#### Task instructions:
The material below should be written out in full and exactly; pictures stay out of the copy.

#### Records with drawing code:
________
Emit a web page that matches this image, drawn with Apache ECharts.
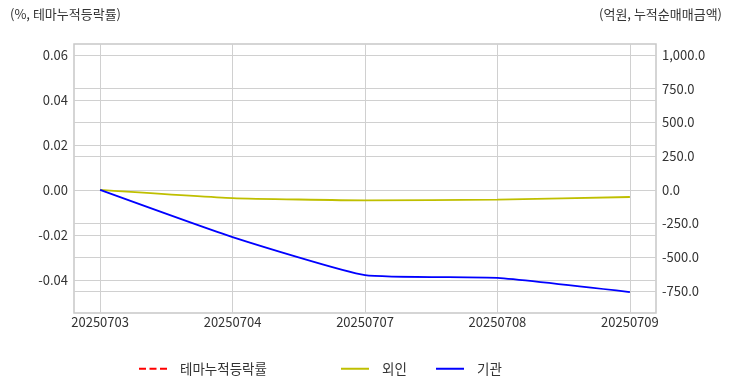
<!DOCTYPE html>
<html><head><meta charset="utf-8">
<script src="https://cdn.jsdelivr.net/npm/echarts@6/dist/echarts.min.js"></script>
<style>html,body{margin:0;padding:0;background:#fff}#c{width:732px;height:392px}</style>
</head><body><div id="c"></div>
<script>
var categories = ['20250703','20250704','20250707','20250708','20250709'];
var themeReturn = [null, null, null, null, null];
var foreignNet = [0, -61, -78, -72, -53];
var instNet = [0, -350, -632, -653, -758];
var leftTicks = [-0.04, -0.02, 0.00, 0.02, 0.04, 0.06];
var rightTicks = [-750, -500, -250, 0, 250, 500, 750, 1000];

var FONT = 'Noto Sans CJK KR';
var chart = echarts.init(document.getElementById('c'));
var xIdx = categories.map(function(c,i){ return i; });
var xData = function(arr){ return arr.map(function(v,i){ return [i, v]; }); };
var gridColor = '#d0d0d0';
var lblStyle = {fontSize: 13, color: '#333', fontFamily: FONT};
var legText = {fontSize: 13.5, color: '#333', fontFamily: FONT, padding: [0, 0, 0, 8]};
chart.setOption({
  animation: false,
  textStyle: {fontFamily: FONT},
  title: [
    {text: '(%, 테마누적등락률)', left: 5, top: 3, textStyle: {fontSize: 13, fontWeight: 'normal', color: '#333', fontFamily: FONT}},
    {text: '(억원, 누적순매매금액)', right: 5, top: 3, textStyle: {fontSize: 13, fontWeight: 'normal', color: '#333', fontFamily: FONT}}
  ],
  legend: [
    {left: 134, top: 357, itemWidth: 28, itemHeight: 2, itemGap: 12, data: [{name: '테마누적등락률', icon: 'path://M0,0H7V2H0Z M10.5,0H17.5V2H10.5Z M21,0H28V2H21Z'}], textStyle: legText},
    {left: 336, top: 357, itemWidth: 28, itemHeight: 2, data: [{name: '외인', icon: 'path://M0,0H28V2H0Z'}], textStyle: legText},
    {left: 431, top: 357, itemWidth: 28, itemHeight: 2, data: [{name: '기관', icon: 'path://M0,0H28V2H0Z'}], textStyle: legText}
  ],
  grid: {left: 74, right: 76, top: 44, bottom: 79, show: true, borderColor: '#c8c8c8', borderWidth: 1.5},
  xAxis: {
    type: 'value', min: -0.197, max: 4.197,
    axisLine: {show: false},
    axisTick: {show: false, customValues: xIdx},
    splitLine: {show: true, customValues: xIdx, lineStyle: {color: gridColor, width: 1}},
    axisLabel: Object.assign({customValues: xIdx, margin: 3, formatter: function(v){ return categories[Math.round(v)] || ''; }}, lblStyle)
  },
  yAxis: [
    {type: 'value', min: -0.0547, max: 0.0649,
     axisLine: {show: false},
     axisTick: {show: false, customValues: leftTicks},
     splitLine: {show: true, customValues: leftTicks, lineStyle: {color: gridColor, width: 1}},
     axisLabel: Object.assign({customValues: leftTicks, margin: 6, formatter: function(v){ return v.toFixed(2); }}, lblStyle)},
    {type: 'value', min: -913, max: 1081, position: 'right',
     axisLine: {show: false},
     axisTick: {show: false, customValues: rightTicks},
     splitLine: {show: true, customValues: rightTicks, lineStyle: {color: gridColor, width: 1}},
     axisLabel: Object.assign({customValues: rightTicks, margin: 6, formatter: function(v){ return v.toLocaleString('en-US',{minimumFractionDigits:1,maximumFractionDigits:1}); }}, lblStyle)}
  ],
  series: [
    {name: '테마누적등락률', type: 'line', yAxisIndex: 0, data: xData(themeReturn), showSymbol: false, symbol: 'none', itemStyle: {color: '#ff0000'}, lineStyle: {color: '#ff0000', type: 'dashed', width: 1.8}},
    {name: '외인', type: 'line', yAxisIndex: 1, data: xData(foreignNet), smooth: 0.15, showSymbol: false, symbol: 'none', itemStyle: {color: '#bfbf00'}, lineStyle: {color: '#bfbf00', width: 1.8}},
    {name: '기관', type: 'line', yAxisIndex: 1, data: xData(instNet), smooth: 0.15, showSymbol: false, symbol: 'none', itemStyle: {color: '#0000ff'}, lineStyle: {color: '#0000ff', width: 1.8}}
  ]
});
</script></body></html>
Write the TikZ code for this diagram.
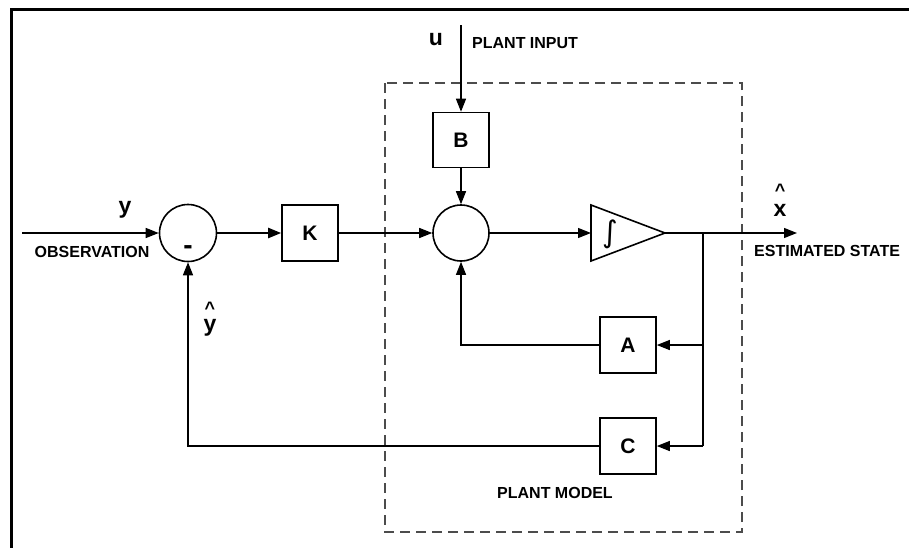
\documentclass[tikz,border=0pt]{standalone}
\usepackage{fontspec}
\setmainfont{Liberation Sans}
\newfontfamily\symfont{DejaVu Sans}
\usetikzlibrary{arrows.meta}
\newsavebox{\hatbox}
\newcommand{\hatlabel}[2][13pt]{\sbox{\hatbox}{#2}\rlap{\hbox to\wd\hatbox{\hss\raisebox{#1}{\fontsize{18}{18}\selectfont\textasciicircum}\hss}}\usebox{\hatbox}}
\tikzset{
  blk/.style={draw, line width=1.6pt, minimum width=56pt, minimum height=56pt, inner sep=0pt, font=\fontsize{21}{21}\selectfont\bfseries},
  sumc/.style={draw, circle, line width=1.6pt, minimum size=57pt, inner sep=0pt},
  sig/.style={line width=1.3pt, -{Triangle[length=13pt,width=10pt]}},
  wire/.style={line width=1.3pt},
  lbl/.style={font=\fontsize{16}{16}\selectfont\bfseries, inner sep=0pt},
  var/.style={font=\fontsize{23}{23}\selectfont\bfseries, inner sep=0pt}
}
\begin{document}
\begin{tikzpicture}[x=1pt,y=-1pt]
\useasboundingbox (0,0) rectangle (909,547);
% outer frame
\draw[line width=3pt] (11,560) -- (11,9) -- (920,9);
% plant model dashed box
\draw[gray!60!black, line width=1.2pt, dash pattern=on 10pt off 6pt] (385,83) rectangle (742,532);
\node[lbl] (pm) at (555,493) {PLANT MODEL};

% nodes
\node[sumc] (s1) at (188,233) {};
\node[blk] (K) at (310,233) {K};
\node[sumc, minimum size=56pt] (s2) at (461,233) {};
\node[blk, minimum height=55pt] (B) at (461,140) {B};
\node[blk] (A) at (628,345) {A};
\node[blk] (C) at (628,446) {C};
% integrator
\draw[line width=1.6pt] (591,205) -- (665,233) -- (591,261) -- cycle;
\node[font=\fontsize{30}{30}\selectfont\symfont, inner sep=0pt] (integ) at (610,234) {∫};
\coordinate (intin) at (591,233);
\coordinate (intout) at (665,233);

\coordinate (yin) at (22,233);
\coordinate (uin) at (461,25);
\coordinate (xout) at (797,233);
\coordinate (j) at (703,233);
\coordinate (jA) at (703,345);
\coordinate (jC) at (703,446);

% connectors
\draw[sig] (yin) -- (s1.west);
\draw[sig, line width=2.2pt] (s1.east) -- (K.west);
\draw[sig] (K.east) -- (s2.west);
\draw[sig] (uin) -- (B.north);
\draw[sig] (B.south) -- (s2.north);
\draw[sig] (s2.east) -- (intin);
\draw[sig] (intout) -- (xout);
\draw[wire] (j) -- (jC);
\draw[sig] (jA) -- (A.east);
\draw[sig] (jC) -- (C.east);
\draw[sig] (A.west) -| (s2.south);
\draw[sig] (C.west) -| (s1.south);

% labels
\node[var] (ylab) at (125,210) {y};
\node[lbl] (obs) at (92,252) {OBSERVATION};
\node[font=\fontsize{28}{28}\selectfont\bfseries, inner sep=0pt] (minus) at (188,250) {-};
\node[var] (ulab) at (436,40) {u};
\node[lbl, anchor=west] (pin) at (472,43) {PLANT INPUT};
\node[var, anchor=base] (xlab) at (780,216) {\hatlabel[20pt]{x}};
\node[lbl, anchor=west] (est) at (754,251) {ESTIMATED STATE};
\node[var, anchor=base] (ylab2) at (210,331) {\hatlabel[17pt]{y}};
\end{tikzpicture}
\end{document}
________
#### Written solution:
Emit a web page that matches this image, drawn with Apache ECharts.
<!DOCTYPE html>
<html><head><meta charset="utf-8">
<script src="https://cdn.jsdelivr.net/npm/echarts@6/dist/echarts.min.js"></script>
<style>html,body{margin:0;padding:0;background:#fff}#c{width:732px;height:392px}</style>
</head><body><div id="c"></div>
<script>
var categories = ['20250703','20250704','20250707','20250708','20250709'];
var themeReturn = [null, null, null, null, null];
var foreignNet = [0, -61, -78, -72, -53];
var instNet = [0, -350, -632, -653, -758];
var leftTicks = [-0.04, -0.02, 0.00, 0.02, 0.04, 0.06];
var rightTicks = [-750, -500, -250, 0, 250, 500, 750, 1000];

var FONT = 'Noto Sans CJK KR';
var chart = echarts.init(document.getElementById('c'));
var xIdx = categories.map(function(c,i){ return i; });
var xData = function(arr){ return arr.map(function(v,i){ return [i, v]; }); };
var gridColor = '#d0d0d0';
var lblStyle = {fontSize: 13, color: '#333', fontFamily: FONT};
var legText = {fontSize: 13.5, color: '#333', fontFamily: FONT, padding: [0, 0, 0, 8]};
chart.setOption({
  animation: false,
  textStyle: {fontFamily: FONT},
  title: [
    {text: '(%, 테마누적등락률)', left: 5, top: 3, textStyle: {fontSize: 13, fontWeight: 'normal', color: '#333', fontFamily: FONT}},
    {text: '(억원, 누적순매매금액)', right: 5, top: 3, textStyle: {fontSize: 13, fontWeight: 'normal', color: '#333', fontFamily: FONT}}
  ],
  legend: [
    {left: 134, top: 357, itemWidth: 28, itemHeight: 2, itemGap: 12, data: [{name: '테마누적등락률', icon: 'path://M0,0H7V2H0Z M10.5,0H17.5V2H10.5Z M21,0H28V2H21Z'}], textStyle: legText},
    {left: 336, top: 357, itemWidth: 28, itemHeight: 2, data: [{name: '외인', icon: 'path://M0,0H28V2H0Z'}], textStyle: legText},
    {left: 431, top: 357, itemWidth: 28, itemHeight: 2, data: [{name: '기관', icon: 'path://M0,0H28V2H0Z'}], textStyle: legText}
  ],
  grid: {left: 74, right: 76, top: 44, bottom: 79, show: true, borderColor: '#c8c8c8', borderWidth: 1.5},
  xAxis: {
    type: 'value', min: -0.197, max: 4.197,
    axisLine: {show: false},
    axisTick: {show: false, customValues: xIdx},
    splitLine: {show: true, customValues: xIdx, lineStyle: {color: gridColor, width: 1}},
    axisLabel: Object.assign({customValues: xIdx, margin: 3, formatter: function(v){ return categories[Math.round(v)] || ''; }}, lblStyle)
  },
  yAxis: [
    {type: 'value', min: -0.0547, max: 0.0649,
     axisLine: {show: false},
     axisTick: {show: false, customValues: leftTicks},
     splitLine: {show: true, customValues: leftTicks, lineStyle: {color: gridColor, width: 1}},
     axisLabel: Object.assign({customValues: leftTicks, margin: 6, formatter: function(v){ return v.toFixed(2); }}, lblStyle)},
    {type: 'value', min: -913, max: 1081, position: 'right',
     axisLine: {show: false},
     axisTick: {show: false, customValues: rightTicks},
     splitLine: {show: true, customValues: rightTicks, lineStyle: {color: gridColor, width: 1}},
     axisLabel: Object.assign({customValues: rightTicks, margin: 6, formatter: function(v){ return v.toLocaleString('en-US',{minimumFractionDigits:1,maximumFractionDigits:1}); }}, lblStyle)}
  ],
  series: [
    {name: '테마누적등락률', type: 'line', yAxisIndex: 0, data: xData(themeReturn), showSymbol: false, symbol: 'none', itemStyle: {color: '#ff0000'}, lineStyle: {color: '#ff0000', type: 'dashed', width: 1.8}},
    {name: '외인', type: 'line', yAxisIndex: 1, data: xData(foreignNet), smooth: 0.15, showSymbol: false, symbol: 'none', itemStyle: {color: '#bfbf00'}, lineStyle: {color: '#bfbf00', width: 1.8}},
    {name: '기관', type: 'line', yAxisIndex: 1, data: xData(instNet), smooth: 0.15, showSymbol: false, symbol: 'none', itemStyle: {color: '#0000ff'}, lineStyle: {color: '#0000ff', width: 1.8}}
  ]
});
</script></body></html>
Write the TikZ code for this diagram.
\documentclass[tikz,border=0pt]{standalone}
\usepackage{fontspec}
\setmainfont{Liberation Sans}
\newfontfamily\symfont{DejaVu Sans}
\usetikzlibrary{arrows.meta}
\newsavebox{\hatbox}
\newcommand{\hatlabel}[2][13pt]{\sbox{\hatbox}{#2}\rlap{\hbox to\wd\hatbox{\hss\raisebox{#1}{\fontsize{18}{18}\selectfont\textasciicircum}\hss}}\usebox{\hatbox}}
\tikzset{
  blk/.style={draw, line width=1.6pt, minimum width=56pt, minimum height=56pt, inner sep=0pt, font=\fontsize{21}{21}\selectfont\bfseries},
  sumc/.style={draw, circle, line width=1.6pt, minimum size=57pt, inner sep=0pt},
  sig/.style={line width=1.3pt, -{Triangle[length=13pt,width=10pt]}},
  wire/.style={line width=1.3pt},
  lbl/.style={font=\fontsize{16}{16}\selectfont\bfseries, inner sep=0pt},
  var/.style={font=\fontsize{23}{23}\selectfont\bfseries, inner sep=0pt}
}
\begin{document}
\begin{tikzpicture}[x=1pt,y=-1pt]
\useasboundingbox (0,0) rectangle (909,547);
% outer frame
\draw[line width=3pt] (11,560) -- (11,9) -- (920,9);
% plant model dashed box
\draw[gray!60!black, line width=1.2pt, dash pattern=on 10pt off 6pt] (385,83) rectangle (742,532);
\node[lbl] (pm) at (555,493) {PLANT MODEL};

% nodes
\node[sumc] (s1) at (188,233) {};
\node[blk] (K) at (310,233) {K};
\node[sumc, minimum size=56pt] (s2) at (461,233) {};
\node[blk, minimum height=55pt] (B) at (461,140) {B};
\node[blk] (A) at (628,345) {A};
\node[blk] (C) at (628,446) {C};
% integrator
\draw[line width=1.6pt] (591,205) -- (665,233) -- (591,261) -- cycle;
\node[font=\fontsize{30}{30}\selectfont\symfont, inner sep=0pt] (integ) at (610,234) {∫};
\coordinate (intin) at (591,233);
\coordinate (intout) at (665,233);

\coordinate (yin) at (22,233);
\coordinate (uin) at (461,25);
\coordinate (xout) at (797,233);
\coordinate (j) at (703,233);
\coordinate (jA) at (703,345);
\coordinate (jC) at (703,446);

% connectors
\draw[sig] (yin) -- (s1.west);
\draw[sig, line width=2.2pt] (s1.east) -- (K.west);
\draw[sig] (K.east) -- (s2.west);
\draw[sig] (uin) -- (B.north);
\draw[sig] (B.south) -- (s2.north);
\draw[sig] (s2.east) -- (intin);
\draw[sig] (intout) -- (xout);
\draw[wire] (j) -- (jC);
\draw[sig] (jA) -- (A.east);
\draw[sig] (jC) -- (C.east);
\draw[sig] (A.west) -| (s2.south);
\draw[sig] (C.west) -| (s1.south);

% labels
\node[var] (ylab) at (125,210) {y};
\node[lbl] (obs) at (92,252) {OBSERVATION};
\node[font=\fontsize{28}{28}\selectfont\bfseries, inner sep=0pt] (minus) at (188,250) {-};
\node[var] (ulab) at (436,40) {u};
\node[lbl, anchor=west] (pin) at (472,43) {PLANT INPUT};
\node[var, anchor=base] (xlab) at (780,216) {\hatlabel[20pt]{x}};
\node[lbl, anchor=west] (est) at (754,251) {ESTIMATED STATE};
\node[var, anchor=base] (ylab2) at (210,331) {\hatlabel[17pt]{y}};
\end{tikzpicture}
\end{document}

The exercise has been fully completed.